Abstract:
In the past decade researchers have suggested that the use of e-transactions in business has been increasing steadfastly. This phenomenon may be attributed to a number of operational benefits like cost reduction, improved product quality and better customer care. Unfortunately e-transactions have on the other hand increased electronic fraud and other electronic-enabled business consequences including data theft.
While this problem exists in any organization, big or small, it is worse for small manufacturing companies that may not have adequate resources to deploy detection and prevention mechanism. Moreover, in a country like Kenya, the increased use of e-transactions and m-transactions in business operations make consistent record
keeping difficult and sometimes impossible. This has serious implications on the accounting process.

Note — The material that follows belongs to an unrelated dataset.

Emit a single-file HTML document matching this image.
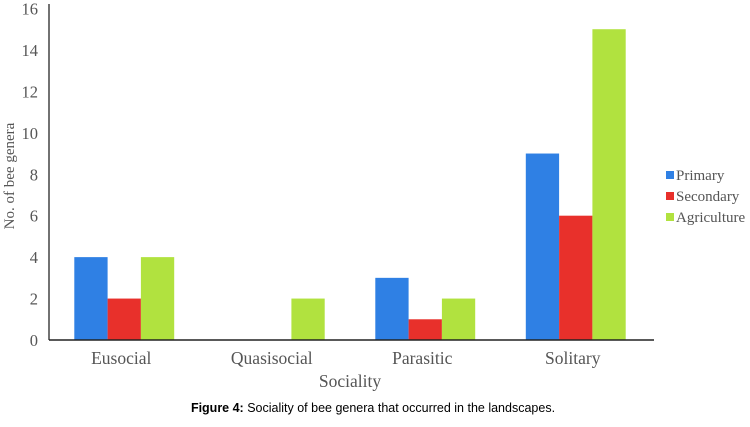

Contemporary researchers in accounting have raised questions over whether the scope of accounting research has been too narrow to provide the longer-term solutions of modern enterprises. Criticism has also been leveled at the failure of academic research to provide an effective critique of the key assumptions and practices underpinning the prevalent economic and business models. Among the key criticisms has been the failure of accounting practices that these models advocate. The increasing use of mobile and electronic transactions has magnified the failure of these models and overblown the problem to both the taxman and the business manager. Additionally, the involvement of a revolutionary emerging technology such as mobile and electronic transactions is the subject of considerable debate for both academia and practitioners. Prominent market observers have alleged that out dated and flawed accounting practices contributed to the crash of the Internet-led high-tech bubble of the late 1990s. Shockingly there is lack of research on the impact of etransactions on management accounting practices in enterprises in general and in particular in small and medium manufacturing companies, and more so in Kenya.